Chapter 2 – “Hi, I’m Andy … I think we’d get along pretty swimmingly”

Massaging his connections

McBride cut his political teeth as a teenager, campaigning for a local Democrat politician called Jack Markell, mainly doing the warm ups for Markell before he did public addresses. So he was the next person McBride chose to tell. McBride claims that he was worried that he might be considered a liability for Markell, because of their past association, but I suspect paving the way for his political future was the main motivation. He approached Markell professionally, reaching out to a member of Markell’s team first to test the water.
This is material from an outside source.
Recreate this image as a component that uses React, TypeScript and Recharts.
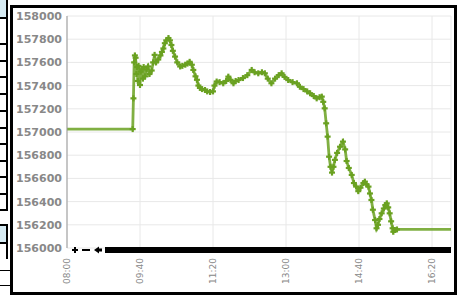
import React from "react";
import { LineChart, Line, XAxis, YAxis, CartesianGrid } from "recharts";

// minutes after 08:00
const minutes = [
  0, 90, 91, 92, 93, 94, 95, 96, 97, 98, 100, 101, 102, 104, 105, 107, 109, 111, 113, 116,
  118, 120, 122, 125, 128, 130, 132, 134, 136, 139, 141, 143, 145, 148, 151, 155, 158, 162,
  165, 168, 171, 173, 176, 178, 180, 182, 185, 189, 192, 196, 200, 202, 205, 209, 214, 218,
  221, 224, 228, 231, 235, 241, 247, 253, 257, 262, 267, 271, 275, 280, 285, 290, 294, 298,
  303, 309, 315, 319, 324, 329, 333, 338, 342, 346, 349, 351, 353, 355, 357, 359, 361, 363,
  365, 367, 370, 374, 378, 381, 383, 386, 390, 393, 396, 399, 402, 406, 408, 410, 413, 415,
  417, 419, 422, 424, 426, 428, 431, 434, 436, 438, 440, 442, 444, 446, 447, 449, 452, 526,
];

const prices = [
  157025, 157025, 157290, 157600, 157660, 157640, 157500, 157560, 157440, 157570, 157405,
  157520, 157540, 157460, 157560, 157480, 157540, 157565, 157500, 157530, 157600, 157665,
  157600, 157625, 157660, 157690, 157720, 157765, 157790, 157810, 157790, 157750, 157700,
  157650, 157600, 157565, 157570, 157580, 157590, 157605, 157580, 157535, 157480, 157450,
  157400, 157380, 157370, 157362, 157350, 157345, 157350, 157400, 157435, 157430, 157420,
  157440, 157477, 157450, 157420, 157440, 157448, 157465, 157490, 157535, 157515, 157506,
  157515, 157506, 157460, 157420, 157460, 157490, 157506, 157475, 157448, 157430, 157420,
  157390, 157370, 157350, 157334, 157310, 157290, 157300, 157305, 157260, 157204, 157075,
  156960, 156787, 156700, 156650, 156700, 156760, 156820, 156873, 156917, 156850, 156750,
  156690, 156630, 156560, 156530, 156490, 156520, 156560, 156572, 156550, 156529, 156470,
  156414, 156330, 156241, 156170, 156200, 156250, 156299, 156340, 156370, 156385, 156350,
  156299, 156230, 156170, 156140, 156155, 156160, 156160,
];

const xTicks = [0, 100, 200, 300, 400, 500];
const xLabels = ["08:00", "09:40", "11:20", "13:00", "14:40", "16:20"];
const yTicks = [
  156000, 156200, 156400, 156600, 156800, 157000, 157200, 157400, 157600, 157800, 158000,
];

const data = minutes.map((m, i) => ({ m, price: prices[i] }));

const GREEN = "#6aa121";
const LABEL = "#888";

function TimeTick(props: any) {
  const { x, y, payload } = props;
  const label = xLabels[xTicks.indexOf(payload.value)];
  return (
    <text
      transform={`translate(${x},${y}) rotate(-90)`}
      textAnchor="end"
      dy="0.35em"
      fontSize={9}
      fontFamily="DejaVu Sans"
      fill={LABEL}
    >
      {label}
    </text>
  );
}

function PlusDot(props: any) {
  const { cx, cy, index } = props;
  if (index === 0 || index === data.length - 1) return <g key={index} />;
  return (
    <g key={index} stroke={GREEN} strokeWidth={2.2}>
      <line x1={cx - 3} y1={cy} x2={cx + 3} y2={cy} />
      <line x1={cx} y1={cy - 3} x2={cx} y2={cy + 3} />
    </g>
  );
}

const sideLines = [17, 43, 60, 76, 93, 110, 127, 143, 160, 176, 193, 209];

export default function App() {
  return (
    <div
      style={{
        position: "absolute",
        left: 0,
        top: 0,
        width: 461,
        height: 295,
        background: "#fff",
        overflow: "hidden",
      }}
    >
      {/* left table fragment */}
      <div style={{ position: "absolute", left: 0, top: 0, width: 7, height: 17, background: "#d6ebf3" }} />
      {sideLines.map((y) => (
        <div key={y} style={{ position: "absolute", left: 0, top: y, width: 7, height: 2, background: "#000" }} />
      ))}
      <div style={{ position: "absolute", left: 6, top: 0, width: 2, height: 211, background: "#000" }} />
      <div style={{ position: "absolute", left: 0, top: 224, width: 7, height: 2, background: "#000" }} />
      <div style={{ position: "absolute", left: 0, top: 226, width: 6, height: 16, background: "#d6ebf3" }} />
      <div style={{ position: "absolute", left: 0, top: 242, width: 7, height: 2, background: "#000" }} />
      <div style={{ position: "absolute", left: 6, top: 224, width: 2, height: 35, background: "#000" }} />
      <div style={{ position: "absolute", left: 0, top: 270, width: 10, height: 1, background: "#000" }} />
      <div style={{ position: "absolute", left: 0, top: 285, width: 10, height: 1, background: "#000" }} />

      {/* frame */}
      <div
        style={{
          position: "absolute",
          left: 10,
          top: 5,
          width: 447,
          height: 290,
          boxSizing: "border-box",
          border: "3px solid #000",
        }}
      />

      <div style={{ position: "absolute", left: 0, top: 0 }}>
        <LineChart
          width={461}
          height={295}
          data={data}
          margin={{ top: 16, right: 10, left: 0, bottom: 10 }}
        >
          <CartesianGrid stroke="#e8e8e8" strokeWidth={1} />
          <XAxis
            dataKey="m"
            type="number"
            domain={[0, 526]}
            ticks={xTicks}
            interval={0}
            height={37}
            axisLine={false}
            tickLine={false}
            tickSize={0}
            tickMargin={10}
            tick={<TimeTick />}
          />
          <YAxis
            type="number"
            domain={[156000, 158000]}
            ticks={yTicks}
            interval={0}
            width={67}
            axisLine={{ stroke: "#999" }}
            tickLine={false}
            tickSize={0}
            tickMargin={5}
            tick={{ fontSize: 11, fontFamily: "DejaVu Sans", fontWeight: 600, fill: LABEL }}
          />
          <Line
            type="linear"
            dataKey="price"
            stroke={GREEN}
            strokeOpacity={0.85}
            strokeWidth={2.8}
            dot={<PlusDot />}
            activeDot={false}
            isAnimationActive={false}
          />
        </LineChart>
      </div>

      {/* broken navigator strip along the bottom */}
      <svg style={{ position: "absolute", left: 0, top: 0 }} width={461} height={295}>
        <g fill="#000">
          <rect x={72} y={249} width={6} height={2} />
          <rect x={74} y={247} width={2} height={6} />
          <rect x={82} y={249} width={8} height={2} />
          <polygon points="94,250 99,246.5 99,253.5" />
          <rect x={99} y={248.5} width={3} height={3} />
          <rect x={105} y={247} width={346} height={6} />
        </g>
      </svg>
    </div>
  );
}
As it turned out Markell was very interested, as was his wife, in the turn of events in McBride’s life. Apparently McBride spoke with his wife for over an hour, whilst Markell himself spoke to his mother on the phone, whilst she was out shopping. At first McBride’s mother ‘fell to the ground’ and burst into tears, but these were happy tears, we are assured (page 34).

As McBride’s relationship with Markell and his wife developed (they would regularly talk on the phone), his growing confidence in crossdressing also did, although his mother would ask him to park at the back. Hormones started early after his announcement too. Although he is at pains to stress that ‘transition’ is not a necessary prerequisite to having a trans identity.

He tells us that the crossdressing at university started five days into his big announcement, when he held a big party, in which female friends were requested to bring their old clothes along to help him build up his new wardrobe.

We also learn that his ex-girlfriend, Jaimie, who he dated for a year, was told the big news after his parents. He told her at first that he was dating a boy (page 38). Was this something that he told her to help her understand his transition (as is implied)? Or was this something that actually happened that he now wants to draw a line under? Impossible to know since he never mentions this homosexual relationship again in the book.

McBride then tells us that he ‘didn’t fully realise just how pervasive the sexism and misogyny would be’ (page 40) and that he was stuck between being perceived as ‘too feminine’ or as ‘not a real woman’. This, of course, is the ‘policing of gender’ and he had to start worrying about inviting ‘unwanted attention from men on the street’ or else the ‘smirks’ of those who saw that he was a man.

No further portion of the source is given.